“The primeval savage” is a familiar term in modern literature, but there is no evidence that the primeval savage ever existed. Rather all the evidence looks the other way.[1700]
In his Origin of Nations, he rightly adds:
The mythical traditions of almost all nations place at the beginning of human history a time of happiness and perfection, a “golden age” which has no features of savagery or barbarism, but many of civilization and refinement.[1701]
How is the modern Evolutionist to meet this consensus of evidence?
We repeat the question asked in Isis Unveiled:
Does the finding of the remains in the cave of Devon prove that there were no contemporary races then who were highly civilized? When the present population of the Earth has disappeared, and some Archæologist belonging to the “coming race” of the distant future shall excavate the domestic implements of one of our Indian or Andaman Island tribes, will he be justified in concluding that mankind in the nineteenth century was “just emerging from the Stone age”?[1702]
Another strange inconsistency in scientific theories is that Neolithic man is shown as being far more of a primitive savage than Palæolithic. Either Lubbock's Pre-historic Man, or Evans' Ancient Stone Implements must be at fault, or—both. For this is what we learn from these works and others:
(1) As we pass from Neolithic to Palæolithic man, the stone implements become rude lumbering makeshifts, instead of gracefully shaped and polished instruments. Pottery, and other useful arts disappear as we descend the scale. And yet the latter could engrave such a reindeer!
(2) Palæolithic man lived in caves which he shared with hyænas and lions,[1703] whereas Neolithic man dwelt in lake-villages and buildings.
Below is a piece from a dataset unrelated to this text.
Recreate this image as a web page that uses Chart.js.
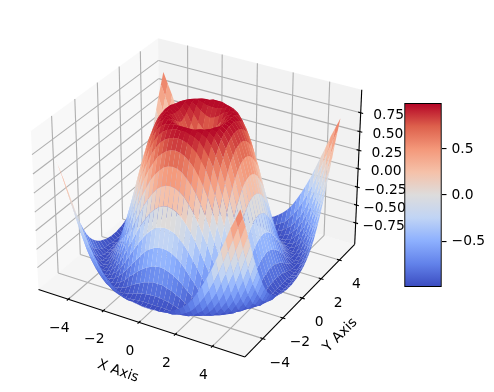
<!DOCTYPE html>
<html>
<head>
<meta charset="utf-8">
<style>
  html, body { margin: 0; padding: 0; background: #fff; }
  #wrap { position: relative; width: 494px; height: 392px; overflow: hidden; }
  canvas { position: absolute; }
</style>
<script src="https://cdn.jsdelivr.net/npm/chart.js@4/dist/chart.umd.js"></script>
</head>
<body>
<div id="wrap">
  <canvas id="surface" width="494" height="392" style="left:0;top:0"></canvas>
  <canvas id="colorbar" width="94" height="210" style="left:400px;top:90px"></canvas>
</div>
<script>
// surface samples
const xValues = [-5,-4.75,-4.5,-4.25,-4,-3.75,-3.5,-3.25,-3,-2.75,-2.5,-2.25,-2,-1.75,-1.5,-1.25,-1,-0.75,-0.5,-0.25,0,0.25,0.5,0.75,1,1.25,1.5,1.75,2,2.25,2.5,2.75,3,3.25,3.5,3.75,4,4.25,4.5,4.75,5];
const yValues = xValues;
// heights read for one quadrant, row = |x|/0.25, column = |y|/0.25 (the surface is mirrored in both axes)
const zQuadrant = [
  [0,.25,.48,.68,.84,.95,1,.98,.91,.78,.6,.38,.14,-.11,-.35,-.57,-.76,-.9,-.98,-1,-.96],
  [.25,.35,.53,.71,.86,.95,1,.98,.9,.77,.59,.37,.13,-.12,-.36,-.58,-.76,-.9,-.98,-1,-.96],
  [.48,.53,.65,.78,.9,.97,1,.96,.88,.74,.56,.34,.1,-.14,-.38,-.6,-.78,-.91,-.98,-1,-.95],
  [.68,.71,.78,.87,.95,.99,.99,.94,.84,.69,.5,.29,.05,-.19,-.42,-.63,-.8,-.92,-.98,-.99,-.94],
  [.84,.86,.9,.95,.98,1,.97,.9,.79,.63,.43,.21,-.02,-.25,-.47,-.67,-.83,-.94,-.99,-.98,-.92],
  [.95,.95,.97,.99,1,.98,.93,.83,.7,.53,.34,.12,-.11,-.33,-.54,-.72,-.86,-.96,-1,-.98,-.9],
  [1,1,1,.99,.97,.93,.85,.74,.6,.42,.22,.01,-.21,-.42,-.62,-.78,-.9,-.98,-1,-.96,-.87],
  [.98,.98,.96,.94,.9,.83,.74,.62,.46,.29,.09,-.12,-.32,-.52,-.69,-.83,-.94,-.99,-.99,-.94,-.83],
  [.91,.9,.88,.84,.79,.7,.6,.46,.31,.13,-.06,-.25,-.45,-.62,-.78,-.9,-.97,-1,-.98,-.9,-.78],
  [.78,.77,.74,.69,.63,.53,.42,.29,.13,-.04,-.22,-.4,-.57,-.72,-.85,-.94,-.99,-.99,-.95,-.86,-.72],
  [.6,.59,.56,.5,.43,.34,.22,.09,-.06,-.22,-.38,-.54,-.69,-.82,-.91,-.98,-1,-.97,-.9,-.79,-.64],
  [.38,.37,.34,.29,.21,.12,.01,-.12,-.25,-.4,-.54,-.67,-.8,-.9,-.96,-.99,-.98,-.94,-.85,-.71,-.54],
  [.14,.13,.1,.05,-.02,-.11,-.21,-.32,-.45,-.57,-.69,-.8,-.89,-.95,-.99,-.99,-.96,-.88,-.76,-.61,-.43],
  [-.11,-.12,-.14,-.19,-.25,-.33,-.42,-.52,-.62,-.72,-.82,-.9,-.95,-.99,-1,-.97,-.9,-.8,-.67,-.5,-.31],
  [-.35,-.36,-.38,-.42,-.47,-.54,-.62,-.69,-.78,-.85,-.91,-.96,-.99,-1,-.97,-.91,-.82,-.7,-.55,-.37,-.18],
  [-.57,-.58,-.6,-.63,-.67,-.72,-.78,-.83,-.9,-.94,-.98,-.99,-.99,-.97,-.91,-.83,-.72,-.57,-.41,-.23,-.03],
  [-.76,-.76,-.78,-.8,-.83,-.86,-.9,-.94,-.97,-.99,-1,-.98,-.96,-.9,-.82,-.72,-.59,-.43,-.26,-.07,.12],
  [-.9,-.9,-.91,-.92,-.94,-.96,-.98,-.99,-1,-.99,-.97,-.94,-.88,-.8,-.7,-.57,-.43,-.27,-.09,.09,.27],
  [-.98,-.98,-.98,-.98,-.99,-1,-1,-.99,-.98,-.95,-.9,-.85,-.76,-.67,-.55,-.41,-.26,-.09,.08,.25,.43],
  [-1,-1,-1,-.99,-.98,-.98,-.96,-.94,-.9,-.86,-.79,-.71,-.61,-.5,-.37,-.23,-.07,.09,.25,.42,.57],
  [-.96,-.96,-.95,-.94,-.92,-.9,-.87,-.83,-.78,-.72,-.64,-.54,-.43,-.31,-.18,-.03,.12,.27,.43,.57,.71]
];

const xTicks = [-4,-2,0,2,4];
const yTicks = [-4,-2,0,2,4];
const zTicks = [-0.75,-0.5,-0.25,0,0.25,0.5,0.75];
const colorbarTicks = [-0.5,0,0.5];
const colorbarRange = [-0.995,0.995];

const xLim = [-5.5,5.5];
const yLim = [-5.5,5.5];
const zLim = [-1.01,1.01];

// coolwarm
const coolwarm = ['#3b4cc0','#6282ea','#8db0fe','#c0d4f5','#dddcdc','#f5c1a9','#f4987a','#dd604c','#b40426'];

const FONT = '13.89px "DejaVu Sans"';
const PX_PER_UNIT = 1998;
const CENTER_X = 199.5, CENTER_Y = 190;

function hexRgb(h) {
    return [parseInt(h.slice(1,3),16), parseInt(h.slice(3,5),16), parseInt(h.slice(5,7),16)];
}
function coolwarmColor(t) {
    t = Math.min(1, Math.max(0, t)) * (coolwarm.length - 1);
    let i = Math.min(coolwarm.length - 2, Math.floor(t));
    let a = hexRgb(coolwarm[i]), b = hexRgb(coolwarm[i+1]), f = t - i;
    return 'rgb(' + a.map((c,k) => Math.round(c + (b[k]-c)*f)).join(',') + ')';
}

// matplotlib style 3d view, elev 30 azim -60, distance 10
const box = [1.137,1.137,0.868];
const el = 30*Math.PI/180, az = -60*Math.PI/180;
const wAxis = [Math.cos(el)*Math.cos(az), Math.cos(el)*Math.sin(az), Math.sin(el)];
const uAxis = [-wAxis[1], wAxis[0], 0].map(c => c/Math.hypot(wAxis[0],wAxis[1]));
const vAxis = [
    wAxis[1]*uAxis[2]-wAxis[2]*uAxis[1],
    wAxis[2]*uAxis[0]-wAxis[0]*uAxis[2],
    wAxis[0]*uAxis[1]-wAxis[1]*uAxis[0]
];
function dot(a,b) { return a[0]*b[0]+a[1]*b[1]+a[2]*b[2]; }
function view(x,y,z) {
    let p = [
        ((x-xLim[0])/(xLim[1]-xLim[0])-0.5)*box[0],
        ((y-yLim[0])/(yLim[1]-yLim[0])-0.5)*box[1],
        ((z-zLim[0])/(zLim[1]-zLim[0])-0.5)*box[2]
    ];
    let depth = 10 - dot(wAxis,p);
    return {x: dot(uAxis,p)/depth, y: dot(vAxis,p)/depth, depth: depth};
}

// pane limits sit 1/48 outside the axis limits
const xPane = [xLim[0]-(xLim[1]-xLim[0])/48, xLim[1]+(xLim[1]-xLim[0])/48];
const yPane = [yLim[0]-(yLim[1]-yLim[0])/48, yLim[1]+(yLim[1]-yLim[0])/48];
const zPane = [zLim[0]-(zLim[1]-zLim[0])/48, zLim[1]+(zLim[1]-zLim[0])/48];

function polygon(points, color, edge, width) {
    let data = points.map(p => view(p[0],p[1],p[2]));
    data.push(data[0]);
    return {data: data, fill: 'shape', backgroundColor: color, borderColor: edge || color, borderWidth: width || 0};
}
function segment(a, b, color, width) {
    return {data: [view(a[0],a[1],a[2]), view(b[0],b[1],b[2])], fill: false, borderColor: color, borderWidth: width};
}

// paint order: first pushed is at the back
let layers = [];
layers.push(polygon([[xPane[0],yPane[0],zPane[0]],[xPane[0],yPane[1],zPane[0]],[xPane[0],yPane[1],zPane[1]],[xPane[0],yPane[0],zPane[1]]], 'rgba(242,242,242,0.5)'));
layers.push(polygon([[xPane[0],yPane[1],zPane[0]],[xPane[1],yPane[1],zPane[0]],[xPane[1],yPane[1],zPane[1]],[xPane[0],yPane[1],zPane[1]]], 'rgba(230,230,230,0.5)'));
layers.push(polygon([[xPane[0],yPane[0],zPane[0]],[xPane[1],yPane[0],zPane[0]],[xPane[1],yPane[1],zPane[0]],[xPane[0],yPane[1],zPane[0]]], 'rgba(236,236,236,0.5)'));

const GRID = '#b0b0b0', GRID_W = 1.11;
xTicks.forEach(t => {
    layers.push(segment([t,yPane[0],zPane[0]],[t,yPane[1],zPane[0]],GRID,GRID_W));
    layers.push(segment([t,yPane[1],zPane[0]],[t,yPane[1],zPane[1]],GRID,GRID_W));
});
yTicks.forEach(t => {
    layers.push(segment([xPane[1],t,zPane[0]],[xPane[0],t,zPane[0]],GRID,GRID_W));
    layers.push(segment([xPane[0],t,zPane[0]],[xPane[0],t,zPane[1]],GRID,GRID_W));
});
zTicks.forEach(t => {
    layers.push(segment([xPane[0],yPane[0],t],[xPane[0],yPane[1],t],GRID,GRID_W));
    layers.push(segment([xPane[0],yPane[1],t],[xPane[1],yPane[1],t],GRID,GRID_W));
});

// axis lines and tick marks
const INK = '#000000', INK_W = 1.11;
layers.push(segment([xPane[0],yPane[0],zPane[0]],[xPane[1],yPane[0],zPane[0]],INK,INK_W));
layers.push(segment([xPane[1],yPane[0],zPane[0]],[xPane[1],yPane[1],zPane[0]],INK,INK_W));
layers.push(segment([xPane[1],yPane[1],zPane[0]],[xPane[1],yPane[1],zPane[1]],INK,INK_W));
const dx = (xLim[1]-xLim[0])*0.012, dy = (yLim[1]-yLim[0])*0.012;
xTicks.forEach(t => layers.push(segment([t,yPane[0]+dy,zPane[0]],[t,yPane[0]-dy,zPane[0]],INK,INK_W)));
yTicks.forEach(t => layers.push(segment([xPane[1]-dx,t,zPane[0]],[xPane[1]+dx,t,zPane[0]],INK,INK_W)));
zTicks.forEach(t => layers.push(segment([xPane[1]-dx,yPane[1],t],[xPane[1]+dx,yPane[1],t],INK,INK_W)));

// surface quads, far ones first
function zAt(i,j) {
    return zQuadrant[Math.round(Math.abs(xValues[i])*4)][Math.round(Math.abs(yValues[j])*4)];
}
let quads = [];
for (let i = 0; i < xValues.length-1; i++) {
    for (let j = 0; j < yValues.length-1; j++) {
        let corners = [[i,j],[i+1,j],[i+1,j+1],[i,j+1]].map(c => [xValues[c[0]],yValues[c[1]],zAt(c[0],c[1])]);
        let meanZ = corners.reduce((s,c) => s+c[2],0)/4;
        let depth = corners.reduce((s,c) => s+view(c[0],c[1],c[2]).depth,0)/4;
        let color = coolwarmColor((meanZ-colorbarRange[0])/(colorbarRange[1]-colorbarRange[0]));
        quads.push({depth: depth, set: polygon(corners,color)});
    }
}
quads.sort((a,b) => b.depth-a.depth);
quads.forEach(q => layers.push(q.set));

// chart.js paints the first dataset on top
let datasets = layers.reverse().map(d => Object.assign({showLine:true, pointRadius:0, tension:0, clip:false}, d));

function tickText(v, digits) {
    return (v < 0 ? '\u2212' : '') + Math.abs(v).toFixed(digits);
}
const textPlugin = {
    id: 'axisText',
    afterDatasetsDraw(chart) {
        let ctx = chart.ctx, sx = chart.scales.x, sy = chart.scales.y;
        function place(p) { let v = view(p[0],p[1],p[2]); return [sx.getPixelForValue(v.x), sy.getPixelForValue(v.y)]; }
        function label(str, at, ox, oy, rot) {
            ctx.save();
            ctx.translate(at[0]+ox, at[1]+oy);
            ctx.rotate((rot||0)*Math.PI/180);
            ctx.font = FONT;
            ctx.fillStyle = '#000';
            ctx.textAlign = 'center';
            ctx.textBaseline = 'middle';
            ctx.fillText(str, 0, 0);
            ctx.restore();
        }
        xTicks.forEach(t => label(tickText(t,0), place([t,yPane[0],zPane[0]]), -9, 29));
        yTicks.forEach(t => label(tickText(t,0), place([xPane[1],t,zPane[0]]), 17, 24.5));
        zTicks.forEach(t => label(tickText(t,2), place([xPane[1],yPane[1],t]), 28, 3));
        label('X Axis', place([(xPane[0]+xPane[1])/2,yPane[0],zPane[0]]), -21, 49, 20);
        label('Y Axis', place([xPane[1],(yPane[0]+yPane[1])/2,zPane[0]]), 38, 37, -45);
    }
};

new Chart(document.getElementById('surface').getContext('2d'), {
    type: 'scatter',
    data: {datasets: datasets},
    plugins: [textPlugin],
    options: {
        responsive: false,
        animation: false,
        events: [],
        layout: {padding: 0},
        plugins: {legend: {display: false}, tooltip: {enabled: false}},
        scales: {
            x: {type: 'linear', display: false, min: -CENTER_X/PX_PER_UNIT, max: (494-CENTER_X)/PX_PER_UNIT},
            y: {type: 'linear', display: false, min: -(392-CENTER_Y)/PX_PER_UNIT, max: CENTER_Y/PX_PER_UNIT}
        }
    }
});

new Chart(document.getElementById('colorbar').getContext('2d'), {
    type: 'bar',
    data: {
        labels: [''],
        datasets: [{
            data: [colorbarRange],
            borderColor: '#000',
            borderWidth: 1.11,
            borderSkipped: false,
            barPercentage: 1,
            categoryPercentage: 1,
            clip: false,
            backgroundColor(c) {
                let area = c.chart.chartArea;
                if (!area) return '#ddd';
                let g = c.chart.ctx.createLinearGradient(0, area.bottom, 0, area.top);
                coolwarm.forEach((col,i) => g.addColorStop(i/(coolwarm.length-1), col));
                return g;
            }
        }]
    },
    options: {
        responsive: false,
        animation: false,
        events: [],
        layout: {padding: {left: 4.5, top: 12.5, bottom: 12.5, right: 0}},
        plugins: {legend: {display: false}, tooltip: {enabled: false}},
        scales: {
            x: {display: false},
            y: {
                position: 'right',
                min: colorbarRange[0],
                max: colorbarRange[1],
                afterBuildTicks(axis) { axis.ticks = colorbarTicks.map(v => ({value: v})); },
                afterFit(axis) { axis.width = 52.5; },
                border: {display: false},
                grid: {drawOnChartArea: false, color: '#000', lineWidth: 1.11, tickLength: 5},
                ticks: {
                    color: '#000',
                    padding: 5,
                    font: {family: '"DejaVu Sans"', size: 13.89},
                    callback: v => tickText(v,1)
                }
            }
        }
    }
});
</script>
</body>
</html>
Every one who has followed even superficially the geological discoveries of our day, knows that a gradual improvement in workmanship is found, from the clumsy chipping and rude chopping of the early Palæolithic hatchets, to the relatively graceful stone celts of that part of the Neolithic period immediately preceding the use of metals. But this is in Europe, only a few portions of which were barely rising from the waters in the days of the highest Atlantean civilization. There were rude savages and highly civilized people then, as there are now. If 50,000 years hence, pigmy Bushmen are exhumed from some African cavern together with far earlier pigmy elephants, such as were found in the cave deposits of Malta by Milne Edwards, will that be a reason for maintaining that in our age all men and all elephants were pigmies? Or if the weapons of the Veddhas of Ceylon are found, will our descendants be justified in setting us all down as Palæolithic savages? All the articles which Geologists now excavate in Europe can certainly never date earlier than the close of the Eocene age, since the lands of Europe were not even above water before that period. Nor can what we have said be in the least invalidated by theorists telling us that these quaint sketches of animals and men by Palæolithic man, were executed only toward the close of the Reindeer period—for this explanation would be a very lame one indeed, in view of the Geologists' ignorance of even the approximate duration of periods.